WHAT YOU WILL DO —
Reproduce the listing word for word. Skip any image.

DATA BLOCK —

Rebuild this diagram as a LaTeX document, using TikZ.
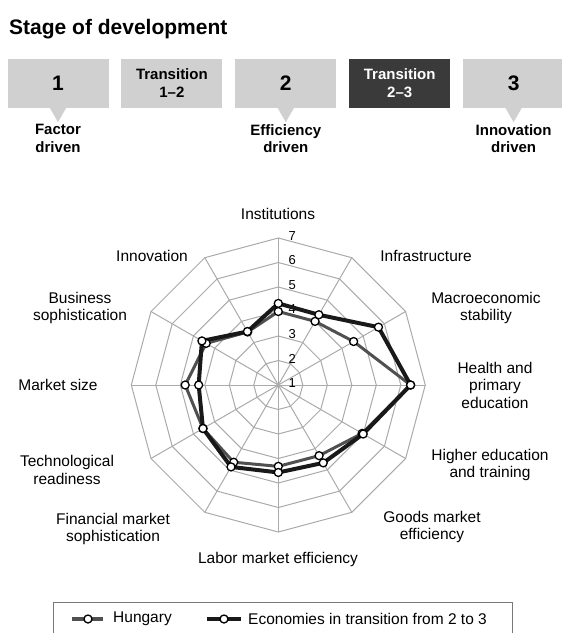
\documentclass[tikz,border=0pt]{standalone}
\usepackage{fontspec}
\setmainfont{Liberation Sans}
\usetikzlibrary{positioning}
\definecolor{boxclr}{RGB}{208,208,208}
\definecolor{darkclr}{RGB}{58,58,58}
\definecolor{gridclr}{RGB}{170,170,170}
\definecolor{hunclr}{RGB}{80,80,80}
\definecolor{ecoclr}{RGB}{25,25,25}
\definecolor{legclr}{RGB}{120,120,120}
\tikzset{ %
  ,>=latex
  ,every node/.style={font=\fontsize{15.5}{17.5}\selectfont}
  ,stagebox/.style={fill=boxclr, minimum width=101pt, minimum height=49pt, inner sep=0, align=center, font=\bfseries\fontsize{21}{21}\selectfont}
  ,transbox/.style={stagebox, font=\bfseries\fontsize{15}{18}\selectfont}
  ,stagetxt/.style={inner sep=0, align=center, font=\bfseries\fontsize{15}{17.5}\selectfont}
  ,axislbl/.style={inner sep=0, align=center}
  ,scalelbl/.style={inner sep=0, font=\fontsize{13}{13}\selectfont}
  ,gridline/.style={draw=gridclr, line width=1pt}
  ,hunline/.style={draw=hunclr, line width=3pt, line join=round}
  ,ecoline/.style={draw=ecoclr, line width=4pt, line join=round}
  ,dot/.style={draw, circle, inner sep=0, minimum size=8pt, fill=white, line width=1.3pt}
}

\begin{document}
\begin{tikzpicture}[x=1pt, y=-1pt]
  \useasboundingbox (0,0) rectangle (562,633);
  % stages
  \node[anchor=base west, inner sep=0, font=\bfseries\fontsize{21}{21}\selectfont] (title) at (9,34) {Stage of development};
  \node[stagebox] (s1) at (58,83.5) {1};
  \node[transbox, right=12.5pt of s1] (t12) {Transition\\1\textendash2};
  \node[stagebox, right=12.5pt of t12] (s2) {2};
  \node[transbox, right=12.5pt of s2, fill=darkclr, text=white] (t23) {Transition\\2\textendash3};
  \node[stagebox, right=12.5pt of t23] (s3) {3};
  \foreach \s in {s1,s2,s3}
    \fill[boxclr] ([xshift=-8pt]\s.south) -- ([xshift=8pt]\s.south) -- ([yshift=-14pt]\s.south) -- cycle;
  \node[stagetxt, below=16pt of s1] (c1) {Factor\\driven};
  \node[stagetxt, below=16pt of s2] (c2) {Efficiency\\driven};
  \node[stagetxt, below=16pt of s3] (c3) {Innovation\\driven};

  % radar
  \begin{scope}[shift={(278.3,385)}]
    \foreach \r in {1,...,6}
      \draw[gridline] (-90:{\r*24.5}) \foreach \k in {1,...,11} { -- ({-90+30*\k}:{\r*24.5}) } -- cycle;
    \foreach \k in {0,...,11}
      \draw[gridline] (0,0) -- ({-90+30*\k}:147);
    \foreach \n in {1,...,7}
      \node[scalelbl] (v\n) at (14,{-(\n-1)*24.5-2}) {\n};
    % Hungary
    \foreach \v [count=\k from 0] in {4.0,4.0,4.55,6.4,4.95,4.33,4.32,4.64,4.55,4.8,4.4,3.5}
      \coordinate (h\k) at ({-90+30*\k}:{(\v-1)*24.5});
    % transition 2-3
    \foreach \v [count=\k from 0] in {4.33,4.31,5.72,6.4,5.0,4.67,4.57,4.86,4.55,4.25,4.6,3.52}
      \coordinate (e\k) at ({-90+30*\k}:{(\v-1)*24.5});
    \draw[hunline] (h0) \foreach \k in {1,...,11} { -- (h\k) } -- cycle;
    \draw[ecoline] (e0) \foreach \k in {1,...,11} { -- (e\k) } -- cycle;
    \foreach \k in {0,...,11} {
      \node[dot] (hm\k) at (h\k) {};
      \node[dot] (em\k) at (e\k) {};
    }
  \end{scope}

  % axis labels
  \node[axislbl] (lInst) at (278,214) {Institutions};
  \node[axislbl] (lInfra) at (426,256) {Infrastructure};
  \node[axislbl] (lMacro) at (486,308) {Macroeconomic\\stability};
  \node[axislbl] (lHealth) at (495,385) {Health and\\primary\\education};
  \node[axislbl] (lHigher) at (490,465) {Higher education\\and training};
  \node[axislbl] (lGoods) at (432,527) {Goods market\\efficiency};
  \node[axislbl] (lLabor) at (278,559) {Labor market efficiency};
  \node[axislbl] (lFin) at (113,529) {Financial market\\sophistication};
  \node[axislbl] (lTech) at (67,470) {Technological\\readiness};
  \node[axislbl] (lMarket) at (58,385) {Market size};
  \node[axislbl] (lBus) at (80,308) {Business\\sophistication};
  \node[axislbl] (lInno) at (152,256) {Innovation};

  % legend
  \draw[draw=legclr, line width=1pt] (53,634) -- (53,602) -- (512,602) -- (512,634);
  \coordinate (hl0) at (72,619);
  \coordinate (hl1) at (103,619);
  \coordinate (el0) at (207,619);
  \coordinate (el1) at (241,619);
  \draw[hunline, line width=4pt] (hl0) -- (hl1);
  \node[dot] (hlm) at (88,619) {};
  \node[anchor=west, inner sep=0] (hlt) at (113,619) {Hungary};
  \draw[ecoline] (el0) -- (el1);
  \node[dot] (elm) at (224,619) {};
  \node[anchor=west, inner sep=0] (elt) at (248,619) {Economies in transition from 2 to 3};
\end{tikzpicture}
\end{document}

WRITTEN SOLUTION —
Rebuild this diagram as a LaTeX document, using TikZ.
\documentclass[tikz,border=0pt]{standalone}
\usepackage{fontspec}
\setmainfont{Liberation Sans}
\usetikzlibrary{positioning}
\definecolor{boxclr}{RGB}{208,208,208}
\definecolor{darkclr}{RGB}{58,58,58}
\definecolor{gridclr}{RGB}{170,170,170}
\definecolor{hunclr}{RGB}{80,80,80}
\definecolor{ecoclr}{RGB}{25,25,25}
\definecolor{legclr}{RGB}{120,120,120}
\tikzset{ %
  ,>=latex
  ,every node/.style={font=\fontsize{15.5}{17.5}\selectfont}
  ,stagebox/.style={fill=boxclr, minimum width=101pt, minimum height=49pt, inner sep=0, align=center, font=\bfseries\fontsize{21}{21}\selectfont}
  ,transbox/.style={stagebox, font=\bfseries\fontsize{15}{18}\selectfont}
  ,stagetxt/.style={inner sep=0, align=center, font=\bfseries\fontsize{15}{17.5}\selectfont}
  ,axislbl/.style={inner sep=0, align=center}
  ,scalelbl/.style={inner sep=0, font=\fontsize{13}{13}\selectfont}
  ,gridline/.style={draw=gridclr, line width=1pt}
  ,hunline/.style={draw=hunclr, line width=3pt, line join=round}
  ,ecoline/.style={draw=ecoclr, line width=4pt, line join=round}
  ,dot/.style={draw, circle, inner sep=0, minimum size=8pt, fill=white, line width=1.3pt}
}

\begin{document}
\begin{tikzpicture}[x=1pt, y=-1pt]
  \useasboundingbox (0,0) rectangle (562,633);
  % stages
  \node[anchor=base west, inner sep=0, font=\bfseries\fontsize{21}{21}\selectfont] (title) at (9,34) {Stage of development};
  \node[stagebox] (s1) at (58,83.5) {1};
  \node[transbox, right=12.5pt of s1] (t12) {Transition\\1\textendash2};
  \node[stagebox, right=12.5pt of t12] (s2) {2};
  \node[transbox, right=12.5pt of s2, fill=darkclr, text=white] (t23) {Transition\\2\textendash3};
  \node[stagebox, right=12.5pt of t23] (s3) {3};
  \foreach \s in {s1,s2,s3}
    \fill[boxclr] ([xshift=-8pt]\s.south) -- ([xshift=8pt]\s.south) -- ([yshift=-14pt]\s.south) -- cycle;
  \node[stagetxt, below=16pt of s1] (c1) {Factor\\driven};
  \node[stagetxt, below=16pt of s2] (c2) {Efficiency\\driven};
  \node[stagetxt, below=16pt of s3] (c3) {Innovation\\driven};

  % radar
  \begin{scope}[shift={(278.3,385)}]
    \foreach \r in {1,...,6}
      \draw[gridline] (-90:{\r*24.5}) \foreach \k in {1,...,11} { -- ({-90+30*\k}:{\r*24.5}) } -- cycle;
    \foreach \k in {0,...,11}
      \draw[gridline] (0,0) -- ({-90+30*\k}:147);
    \foreach \n in {1,...,7}
      \node[scalelbl] (v\n) at (14,{-(\n-1)*24.5-2}) {\n};
    % Hungary
    \foreach \v [count=\k from 0] in {4.0,4.0,4.55,6.4,4.95,4.33,4.32,4.64,4.55,4.8,4.4,3.5}
      \coordinate (h\k) at ({-90+30*\k}:{(\v-1)*24.5});
    % transition 2-3
    \foreach \v [count=\k from 0] in {4.33,4.31,5.72,6.4,5.0,4.67,4.57,4.86,4.55,4.25,4.6,3.52}
      \coordinate (e\k) at ({-90+30*\k}:{(\v-1)*24.5});
    \draw[hunline] (h0) \foreach \k in {1,...,11} { -- (h\k) } -- cycle;
    \draw[ecoline] (e0) \foreach \k in {1,...,11} { -- (e\k) } -- cycle;
    \foreach \k in {0,...,11} {
      \node[dot] (hm\k) at (h\k) {};
      \node[dot] (em\k) at (e\k) {};
    }
  \end{scope}

  % axis labels
  \node[axislbl] (lInst) at (278,214) {Institutions};
  \node[axislbl] (lInfra) at (426,256) {Infrastructure};
  \node[axislbl] (lMacro) at (486,308) {Macroeconomic\\stability};
  \node[axislbl] (lHealth) at (495,385) {Health and\\primary\\education};
  \node[axislbl] (lHigher) at (490,465) {Higher education\\and training};
  \node[axislbl] (lGoods) at (432,527) {Goods market\\efficiency};
  \node[axislbl] (lLabor) at (278,559) {Labor market efficiency};
  \node[axislbl] (lFin) at (113,529) {Financial market\\sophistication};
  \node[axislbl] (lTech) at (67,470) {Technological\\readiness};
  \node[axislbl] (lMarket) at (58,385) {Market size};
  \node[axislbl] (lBus) at (80,308) {Business\\sophistication};
  \node[axislbl] (lInno) at (152,256) {Innovation};

  % legend
  \draw[draw=legclr, line width=1pt] (53,634) -- (53,602) -- (512,602) -- (512,634);
  \coordinate (hl0) at (72,619);
  \coordinate (hl1) at (103,619);
  \coordinate (el0) at (207,619);
  \coordinate (el1) at (241,619);
  \draw[hunline, line width=4pt] (hl0) -- (hl1);
  \node[dot] (hlm) at (88,619) {};
  \node[anchor=west, inner sep=0] (hlt) at (113,619) {Hungary};
  \draw[ecoline] (el0) -- (el1);
  \node[dot] (elm) at (224,619) {};
  \node[anchor=west, inner sep=0] (elt) at (248,619) {Economies in transition from 2 to 3};
\end{tikzpicture}
\end{document}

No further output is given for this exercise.